The Chicago Tribune reported that the grand jury hearing will resume in about two weeks. That leaves open the possibility that Kane could join his Blackhawks’ teammates at the training camp site in South Bend, Indiana, for at least a weekend. But should the Blackhawks tell him to focus on his legal troubles?
— Mark Lazerus (@MarkLazerus) September 8, 2015
What can the team do with one of their best players whilst they await the grand jury verdict of the sexual assault investigation involving him?
The Chicago Blackhawks are a proud organization that bristles with the slightest sign of bad publicity. During last season, the front office sent goaltender Corey Crawford out to face media members in order to address an injury he suffered at a concert in Chicago, Deadspin reported. Would the Blackhawks’ organization do the same thing with Kane, giving him a written apology statement?
If Patrick Kane does accompany the team at the Blackhawks training camp facility, he will cause a media distraction that is certain to hurt the team more than they have already been hurt.
It is bad enough that his teammates will get indirect questions regarding the Kane investigation, as well as his availability in camp. Those inquiries will only wear them down no matter how good they are prepped for it. There is only so much preparation the Blackhawks can do to make sure everyone is on the same page. Team chemistry is a great importance. The Chicago Blackhawks must somehow establish some.

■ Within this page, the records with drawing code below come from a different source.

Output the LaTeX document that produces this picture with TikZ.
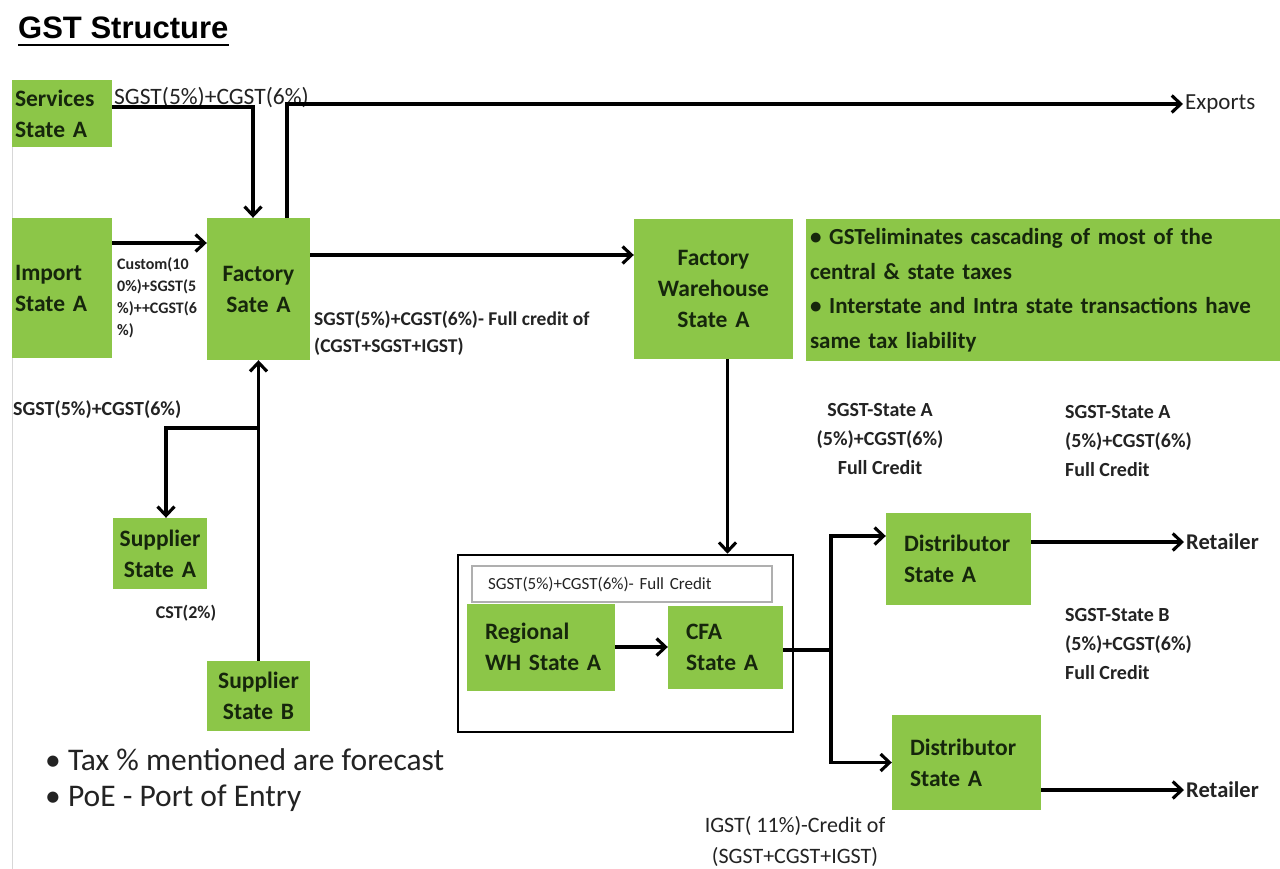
\documentclass[tikz,border=0pt]{standalone}
\usepackage{fontspec}
\setmainfont{Carlito}
\newfontfamily\titlefont{Liberation Sans}
\usetikzlibrary{arrows.meta,calc}
\definecolor{boxgreen}{RGB}{140,198,72}
\definecolor{boxtext}{RGB}{22,38,12}
\definecolor{lbltext}{RGB}{35,35,35}
\definecolor{credgray}{RGB}{175,175,175}
\definecolor{edgegray}{RGB}{215,215,215}
\newcommand{\fsz}[2]{\fontsize{#1}{#2}\selectfont}
\begin{document}
\begin{tikzpicture}[x=1pt,y=-1pt,
  gbox/.style={fill=boxgreen, text=boxtext, font=\fsz{23.5}{31}\bfseries, inner sep=0pt},
  sz/.style 2 args={minimum width=#1pt, minimum height=#2pt},
  lbl/.style={text=lbltext, inner sep=0pt},
  conn/.style={line width=3.1pt, black},
  arr/.style={conn, -{Straight Barb[length=9pt,width=17pt]}},
]
\useasboundingbox (0,0) rectangle (1280,869);
\fill[white] (0,0) rectangle (1280,869);
\draw[edgegray, line width=1pt] (12.5,147) -- (12.5,869);

% title
\node[lbl, anchor=base west, font=\titlefont\fsz{31}{36}\bfseries, text=black] (title) at (18,39) {GST Structure};
\draw[line width=2.4pt] ([yshift=-6pt]title.base west) -- ([yshift=-6pt]title.base east);

% green boxes
\node[gbox, sz={100}{67}, text width=94pt, align=left] (serv) at (62,113.5) {Services\\State~A};
\node[gbox, sz={100}{140}, text width=94pt, align=left] (imp) at (62,288) {Import\\State~A};
\node[gbox, sz={103}{142}, text width=100pt, align=center] (fac) at (258.5,289) {Factory\\Sate~A};
\node[gbox, sz={159}{140}, text width=155pt, align=center] (wh) at (713.5,289) {Factory\\Warehouse\\State~A};
\node[gbox, sz={474}{142}, text width=466pt, align=left, font=\fsz{23}{34.5}\bfseries] (info) at (1043,290)
  {• GSTeliminates cascading of most of the\\central \& state taxes\\• Interstate and Intra state transactions have\\same tax liability};
\node[gbox, sz={94}{71}, text width=92pt, align=center] (supA) at (160,553.5) {Supplier\\State~A};
\node[gbox, sz={103}{70}, text width=100pt, align=center] (supB) at (258.5,696) {Supplier\\State~B};

% group box
\node[draw=black, line width=2.6pt, sz={335}{177}, inner sep=0pt] (grp) at (625.5,643.5) {};
\node[draw=credgray, line width=2pt, fill=white, sz={300}{36}, inner sep=0pt, text width=268pt, align=left, text=lbltext, font=\fsz{17}{20}] (cred) at (622,584) {SGST(5\%)+CGST(6\%)- Full Credit};
\node[gbox, sz={148}{87}, text width=112pt, align=left] (reg) at (541,647) {Regional\\WH~State~A};
\node[gbox, sz={115}{83}, text width=79pt, align=left] (cfa) at (725.5,647) {CFA\\State~A};
\node[gbox, sz={145}{92}, text width=109pt, align=left] (d1) at (958.5,559) {Distributor\\State~A};
\node[gbox, sz={149}{95}, text width=113pt, align=left] (d2) at (966.5,762.5) {Distributor\\State~A};

% text labels
\node[lbl, anchor=west, font=\fsz{23.5}{26}] (lbltop) at (114,98) {SGST(5\%)+CGST(6\%)};
\node[lbl, anchor=west, font=\fsz{23}{26}, inner xsep=2pt] (exports) at (1183,104) {Exports};
\node[lbl, anchor=west, align=left, font=\fsz{16}{22}\bfseries] (lblcustom) at (117,298) {Custom(10\\0\%)+SGST(5\\\%)++CGST(6\\\%)};
\node[lbl, anchor=west, align=left, font=\fsz{19.5}{27}\bfseries] (lblfull) at (314,333) {SGST(5\%)+CGST(6\%)- Full credit of\\(CGST+SGST+IGST)};
\node[lbl, anchor=west, font=\fsz{20}{24}\bfseries] (lblleft) at (13,410) {SGST(5\%)+CGST(6\%)};
\node[lbl, font=\fsz{18}{22}\bfseries] (lblcst) at (186,613) {CST(2\%)};
\node[lbl, align=center, font=\fsz{20}{29}\bfseries] (lbla1) at (880,439) {SGST-State A\\(5\%)+CGST(6\%)\\Full Credit};
\node[lbl, anchor=west, align=left, font=\fsz{20}{29}\bfseries] (lbla2) at (1065,441) {SGST-State A\\(5\%)+CGST(6\%)\\Full Credit};
\node[lbl, anchor=west, align=left, font=\fsz{20}{29}\bfseries] (lblb) at (1065,644) {SGST-State B\\(5\%)+CGST(6\%)\\Full Credit};
\node[lbl, align=center, font=\fsz{22}{31}] (lbligst) at (795,841) {IGST( 11\%)-Credit of\\(SGST+CGST+IGST)};
\node[lbl, anchor=west, align=left, font=\fsz{31.5}{36}] (notes) at (45,780) {• Tax \% mentioned are forecast\\• PoE - Port of Entry};
\node[lbl, anchor=west, font=\fsz{22.5}{26}\bfseries, inner xsep=2pt] (ret1) at (1184,542) {Retailer};
\node[lbl, anchor=west, font=\fsz{22.5}{26}\bfseries, inner xsep=2pt] (ret2) at (1184,790) {Retailer};

% connectors
\draw[arr] (serv.east |- 0,107) -| ([xshift=-5.5pt]fac.north);
\coordinate (facup) at ([xshift=28.5pt]fac.north);
\draw[arr] (facup) |- (exports.west);
\draw[arr] (imp.east |- 0,243) -- (fac.west |- 0,243);
\draw[arr] (fac.east |- 0,255) -- (wh.west |- 0,255);
\coordinate (whd) at ([xshift=14pt]wh.south);
\draw[arr] (whd) -- (whd |- grp.north);
\draw[arr] (supB.north) -- (fac.south);
\coordinate (br) at (fac.south |- 0,428);
\draw[arr] (br) -| ([xshift=6pt]supA.north);
\draw[arr] (reg.east) -- (cfa.west);
\coordinate (jn) at (831,650);
\draw[conn] (cfa.east |- jn) -- (jn);
\draw[arr] (jn) |- ([yshift=23pt]d1.west);
\draw[arr] (jn) |- (d2.west);
\draw[arr] (d1.east |- 0,542) -- (ret1.west);
\draw[arr] (d2.east |- 0,790) -- (ret2.west);
\end{tikzpicture}
\end{document}
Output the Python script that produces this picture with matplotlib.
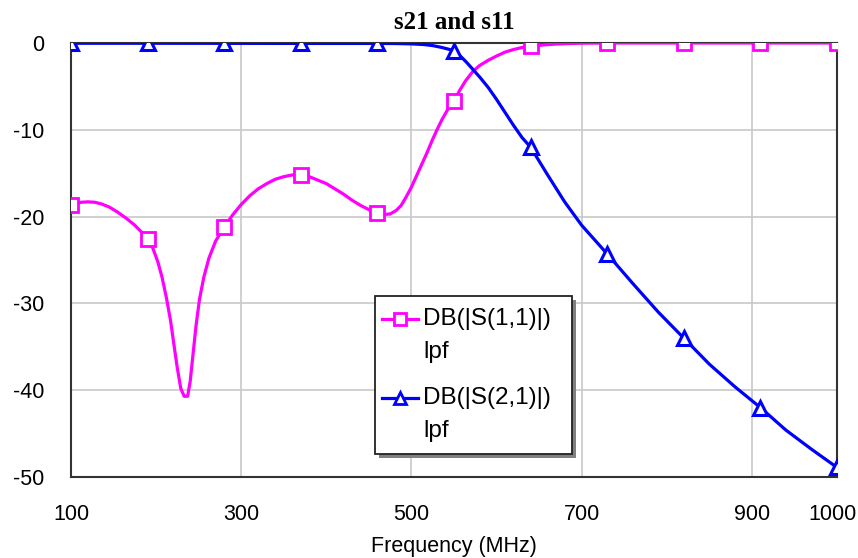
import matplotlib
matplotlib.use("Agg")
import matplotlib.pyplot as plt
from matplotlib.patches import Rectangle
import matplotlib.transforms as mtransforms

# ---- data ----
s11_freq = [100, 105, 112, 120, 128, 136, 145, 155, 165, 175, 183, 190, 196, 202, 207, 212,
            217, 221, 225, 229, 233, 237, 240, 243, 247, 251, 256, 262, 270, 280, 290, 300,
            310, 320, 330, 340, 350, 360, 370, 380, 390, 400, 410, 420, 430, 440, 450, 460,
            468, 475, 482, 488, 494, 500, 506, 512, 518, 524, 530, 536, 543, 550, 557, 564,
            572, 580, 590, 600, 610, 620, 630, 640, 655, 670, 685, 700, 730, 820, 910, 1000]
s11_db = [-18.7, -18.5, -18.35, -18.3, -18.35, -18.55, -18.9, -19.5, -20.2, -21.0, -21.8,
          -22.6, -23.6, -25.2, -27.0, -29.3, -32.0, -34.8, -37.5, -39.8, -40.7, -40.7, -39.0,
          -36.2, -32.5, -29.5, -27.0, -24.8, -22.8, -21.2, -19.8, -18.6, -17.6, -16.8, -16.2,
          -15.7, -15.4, -15.2, -15.2, -15.4, -15.8, -16.2, -16.8, -17.4, -18.1, -18.7, -19.2,
          -19.6, -19.75, -19.7, -19.3, -18.7, -17.7, -16.6, -15.3, -14.0, -12.7, -11.3, -10.0,
          -8.8, -7.6, -6.7, -5.4, -4.3, -3.3, -2.6, -2.0, -1.5, -1.05, -0.75, -0.52, -0.38,
          -0.22, -0.12, -0.06, -0.02, 0.0, 0.0, 0.0, 0.0]

s21_freq = [100, 190, 280, 370, 460, 480, 500, 515, 525, 535, 545, 550, 555, 560, 565, 570,
            580, 590, 600, 610, 620, 630, 640, 660, 680, 700, 730, 760, 790, 820, 850, 880,
            910, 940, 970, 1000]
s21_db = [-0.03, -0.03, -0.04, -0.05, -0.05, -0.06, -0.1, -0.18, -0.3, -0.5, -0.75, -0.95,
          -1.3, -1.75, -2.25, -2.8, -3.9, -5.1, -6.5, -8.0, -9.5, -10.9, -12.0, -15.2, -18.3,
          -21.0, -24.3, -27.7, -31.0, -34.0, -37.0, -39.6, -42.0, -44.6, -46.8, -48.9]

marker_freqs = [100, 190, 280, 370, 460, 550, 640, 730, 820, 910, 1000]

xticks = [100, 300, 500, 700, 900, 1000]
yticks = [0, -10, -20, -30, -40, -50]
title = "s21 and s11"
xlabel = "Frequency (MHz)"
leg_s11 = ["DB(|S(1,1)|)", "lpf"]
leg_s21 = ["DB(|S(2,1)|)", "lpf"]

MAG = "#FF00FF"
BLU = "#0000FF"

plt.rcParams['font.family'] = ['Liberation Sans', 'DejaVu Sans']

fig = plt.figure(figsize=(8.58, 5.58), dpi=100)
ax = fig.add_axes([71/858, 1-477/558, (837-71)/858, (477-43)/558])

def idx(freqs):
    return [freqs.index(f) for f in marker_freqs if f in freqs]

ax.plot(s11_freq, s11_db, color=MAG, lw=2.3, marker='s', ms=9.5, mfc='white',
        mec=MAG, mew=2.0, markevery=idx(s11_freq), zorder=3)
ax.plot(s21_freq, s21_db, color=BLU, lw=2.3, marker='^', ms=10, mfc='white',
        mec=BLU, mew=2.2, markevery=idx(s21_freq), zorder=4)

ax.set_xlim(100, 1000)
ax.set_ylim(-50, 0)
ax.set_xticks(xticks)
ax.set_yticks(yticks)
ax.set_yticklabels([str(v) for v in yticks])
ax.tick_params(length=0, labelsize=15.5)
ax.tick_params(axis='x', pad=19.5)
ax.tick_params(axis='y', pad=19.5)
ax.grid(True, color='#c8c8c8', lw=1.2)
ax.set_axisbelow(True)
for s in ax.spines.values():
    s.set_color('#333333')
    s.set_linewidth(1.5)

# keep the "1000" label inside the figure
lbl = ax.get_xticklabels()[-1]
lbl.set_transform(lbl.get_transform() +
                  mtransforms.ScaledTranslation(-5/100, 0, fig.dpi_scale_trans))

ax.set_title(title, fontsize=18, fontweight='bold', family=['Liberation Serif'], pad=10)
ax.set_xlabel(xlabel, fontsize=15.5, labelpad=8)

# ---- custom legend in axes coordinates ----
def ax_xy(px, py):
    return (px - 71) / 766, (477 - py) / 434

x0, y1 = ax_xy(375, 296)
x1, y0 = ax_xy(572, 454)
sx, sy = 4/766, 4/434
ax.add_patch(Rectangle((x0 + sx, y0 - sy), x1 - x0, y1 - y0, transform=ax.transAxes,
                       facecolor='#808080', edgecolor='none', zorder=5, clip_on=False))
ax.add_patch(Rectangle((x0, y0), x1 - x0, y1 - y0, transform=ax.transAxes,
                       facecolor='white', edgecolor='#222222', lw=1.3, zorder=6, clip_on=False))

for (lab, col, mk, py1, py2) in [(leg_s11, MAG, 's', 319, 352), (leg_s21, BLU, '^', 398, 431)]:
    lx0, ly = ax_xy(382, py1)
    lx1, _ = ax_xy(418, py1)
    ax.plot([lx0, lx1], [ly, ly], color=col, lw=2.3, transform=ax.transAxes, zorder=7,
            clip_on=False)
    ax.plot([(lx0 + lx1) / 2], [ly], color=col, marker=mk, ms=9, mfc='white', mec=col,
            mew=2.0, transform=ax.transAxes, zorder=8, clip_on=False)
    tx, _ = ax_xy(423, py1)
    ax.text(tx, ly, lab[0], transform=ax.transAxes, fontsize=17.5, va='center', ha='left',
            zorder=8)
    _, ty2 = ax_xy(423, py2)
    ax.text(tx, ty2, lab[1], transform=ax.transAxes, fontsize=17.5, va='center', ha='left',
            zorder=8)

fig.savefig("out.png", dpi=100)
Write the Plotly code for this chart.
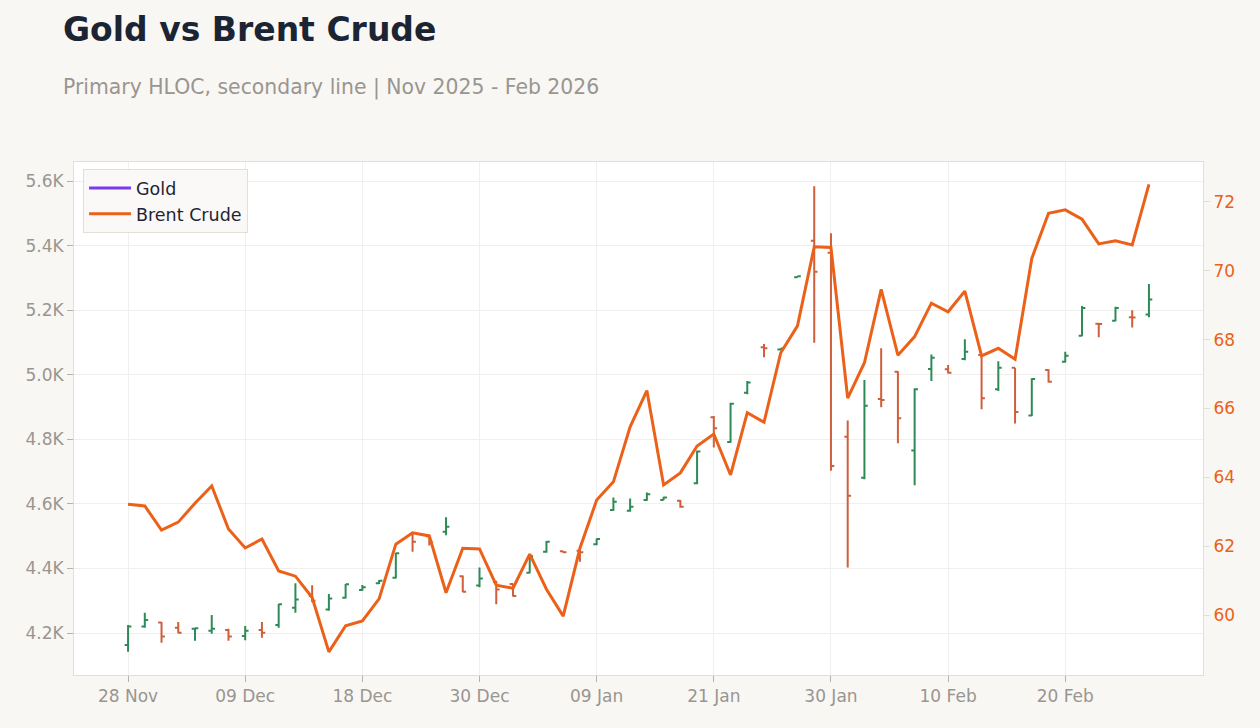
import plotly.graph_objects as go

dates = ["2025-11-28", "2025-12-01", "2025-12-02", "2025-12-03", "2025-12-04", "2025-12-05",
         "2025-12-08", "2025-12-09", "2025-12-10", "2025-12-11", "2025-12-12", "2025-12-15",
         "2025-12-16", "2025-12-17", "2025-12-18", "2025-12-19", "2025-12-22", "2025-12-23",
         "2025-12-24", "2025-12-26", "2025-12-29", "2025-12-30", "2025-12-31", "2026-01-02",
         "2026-01-05", "2026-01-06", "2026-01-07", "2026-01-08", "2026-01-09", "2026-01-12",
         "2026-01-13", "2026-01-14", "2026-01-15", "2026-01-16", "2026-01-20", "2026-01-21",
         "2026-01-22", "2026-01-23", "2026-01-26", "2026-01-27", "2026-01-28", "2026-01-29",
         "2026-01-30", "2026-02-02", "2026-02-03", "2026-02-04", "2026-02-05", "2026-02-06",
         "2026-02-09", "2026-02-10", "2026-02-11", "2026-02-12", "2026-02-13", "2026-02-17",
         "2026-02-18", "2026-02-19", "2026-02-20", "2026-02-23", "2026-02-24", "2026-02-25",
         "2026-02-26", "2026-02-27"]

gold_open = [4163, 4220, 4233, 4216, 4213, 4207, 4209, 4191, 4209, 4225, 4278, 4315, 4273, 4309,
             4333, 4354, 4371, 4506, 4500, 4514, 4376, 4347, 4358, 4352, 4387, 4452, 4453, 4455,
             4475, 4581, 4579, 4612, 4612, 4610, 4664, 4868, 4792, 4944, 5085, 5078, 5302, 5415,
             5378, 4808, 4681, 4925, 5009, 4765, 5018, 5017, 5049, 5061, 4955, 5022, 4874, 5015,
             5040, 5121, 5158, 5167, 5178, 5187]
gold_high = [4225, 4263, 4234, 4234, 4215, 4256, 4213, 4222, 4234, 4290, 4354, 4348, 4321, 4352,
             4349, 4364, 4449, 4509, 4503, 4559, 4378, 4403, 4362, 4353, 4442, 4485, 4454, 4462,
             4493, 4620, 4617, 4635, 4622, 4612, 4765, 4872, 4913, 4981, 5095, 5082, 5306, 5584,
             5438, 4858, 4984, 5082, 5011, 4958, 5063, 5030, 5110, 5063, 5042, 5022, 4989, 5017,
             5071, 5213, 5159, 5211, 5200, 5281]
gold_low = [4142, 4216, 4170, 4199, 4176, 4198, 4176, 4178, 4185, 4216, 4263, 4295, 4269, 4307,
            4331, 4352, 4369, 4452, 4471, 4503, 4326, 4342, 4289, 4313, 4385, 4449, 4449, 4421,
            4472, 4579, 4576, 4610, 4612, 4588, 4661, 4775, 4789, 4940, 5054, 5077, 5301, 5099,
            4703, 4403, 4676, 4899, 4788, 4658, 4981, 5004, 5045, 4893, 4950, 4849, 4872, 4976,
            5038, 5119, 5116, 5166, 5146, 5178]
gold_close = [4220, 4240, 4189, 4201, 4215, 4213, 4189, 4207, 4201, 4289, 4304, 4300, 4307, 4351,
              4342, 4362, 4447, 4483, 4482, 4529, 4328, 4369, 4335, 4315, 4438, 4483, 4450, 4450,
              4491, 4607, 4591, 4630, 4620, 4591, 4762, 4834, 4910, 4976, 5082, 5081, 5305, 5319,
              4717, 4625, 4904, 4922, 4865, 4955, 5053, 5006, 5071, 4927, 5022, 4885, 4987, 4978,
              5059, 5207, 5157, 5207, 5177, 5233]

brent = [63.22, 63.17, 62.47, 62.70, 63.25, 63.75, 62.50, 61.95, 62.21, 61.28, 61.13, 60.51,
         58.93, 59.69, 59.83, 60.47, 62.06, 62.39, 62.30, 60.65, 61.94, 61.92, 60.87, 60.78,
         61.77, 60.75, 59.97, 61.94, 63.34, 63.87, 65.47, 66.52, 63.78, 64.13, 64.91, 65.26,
         64.07, 65.88, 65.60, 67.62, 68.40, 70.70, 70.68, 66.30, 67.33, 69.46, 67.55, 68.09,
         69.06, 68.81, 69.41, 67.53, 67.75, 67.43, 70.36, 71.67, 71.77, 71.50, 70.78, 70.87,
         70.75, 72.51]

x_tick_idx = [0, 7, 14, 21, 28, 35, 42, 49, 56]
x_tick_text = ["28 Nov", "09 Dec", "18 Dec", "30 Dec", "09 Jan", "21 Jan", "30 Jan", "10 Feb", "20 Feb"]
gold_ticks = [4200, 4400, 4600, 4800, 5000, 5200, 5400, 5600]
gold_tick_text = ["4.2K", "4.4K", "4.6K", "4.8K", "5.0K", "5.2K", "5.4K", "5.6K"]
brent_ticks = [60, 62, 64, 66, 68, 70, 72]

FONT = "DejaVu Sans"
GREEN = "#2e8b57"
RED = "#cf5f3b"
ORANGE = "#ec6119"
PURPLE = "#7c3aed"
GRAY = "#9a958f"

fig = go.Figure()
fig.add_trace(go.Ohlc(
    x=dates, open=gold_open, high=gold_high, low=gold_low, close=gold_close,
    name="Gold", showlegend=False, tickwidth=0.2,
    increasing=dict(line=dict(color=GREEN, width=2)),
    decreasing=dict(line=dict(color=RED, width=2)),
))
fig.add_trace(go.Scatter(x=[None], y=[None], mode="lines", name="Gold",
                         line=dict(color=PURPLE, width=3)))
fig.add_trace(go.Scatter(x=dates, y=brent, mode="lines", name="Brent Crude", yaxis="y2",
                         line=dict(color=ORANGE, width=3)))

fig.update_layout(
    width=1260, height=728,
    margin=dict(l=74, r=57, t=162, b=53),
    paper_bgcolor="#f8f7f4", plot_bgcolor="#ffffff",
    font=dict(family=FONT, size=17, color=GRAY),
    showlegend=True,
    legend=dict(x=0.008, y=0.986, xanchor="left", yanchor="top", itemwidth=42,
                bgcolor="rgba(250,249,247,0.92)", bordercolor="#e3ded6", borderwidth=1,
                font=dict(family=FONT, size=17.5, color="#1e2433")),
    xaxis=dict(type="category", range=[-3.23, 64.23],
               tickvals=[dates[i] for i in x_tick_idx], ticktext=x_tick_text,
               showgrid=True, gridcolor="#f0efed", gridwidth=1,
               showline=True, linecolor="#e3ded6", linewidth=1, mirror=True,
               ticks="outside", ticklen=6, tickcolor="#b5b0a9",
               rangeslider=dict(visible=False), zeroline=False),
    yaxis=dict(range=[4070, 5659], tickvals=gold_ticks, ticktext=gold_tick_text,
               showgrid=True, gridcolor="#f0efed", gridwidth=1,
               showline=True, linecolor="#e3ded6", linewidth=1, mirror=True,
               ticks="outside", ticklen=6, tickcolor="#b5b0a9", zeroline=False),
    yaxis2=dict(range=[58.26, 73.16], tickvals=brent_ticks, overlaying="y", side="right",
                showgrid=False, zeroline=False, ticks="outside", ticklen=6,
                tickcolor="#e3ded6", tickfont=dict(color=ORANGE, size=17, family=FONT)),
    annotations=[
        dict(text="<b>Gold vs Brent Crude</b>", xref="paper", yref="paper",
             x=-0.0115, y=1.259, xanchor="left", yanchor="middle", showarrow=False,
             font=dict(family=FONT, size=33, color="#1b2433")),
        dict(text="Primary HLOC, secondary line | Nov 2025 - Feb 2026", xref="paper", yref="paper",
             x=-0.0115, y=1.145, xanchor="left", yanchor="middle", showarrow=False,
             font=dict(family=FONT, size=20.4, color=GRAY)),
    ],
)

fig.write_html("out.html")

If Patrick Kane does not join the team, Chicago Blackhawks have to prep for the upcoming season without their second-best player, a player who NHL observers consider one of the top five or six players in hockey. The Blackhawks will have to build chemistry without him.
Chances are that Kane would not join his team for too long anyway. Being with his teammates does one thing: it gives him a bit of normalcy before the grand jury hearing.
As for what the Blackhawks are saying, all is quiet on their end. It was suggested that the team may work out a leave of absence for him until everything comes to a conclusion. There is so much at stake that the team cannot react one way or another until there is some form of finality.
Patrick Kane could be found innocent, or he could be found guilty. This explains the conundrum the Chicago Blackhawks are facing before the break for training camp.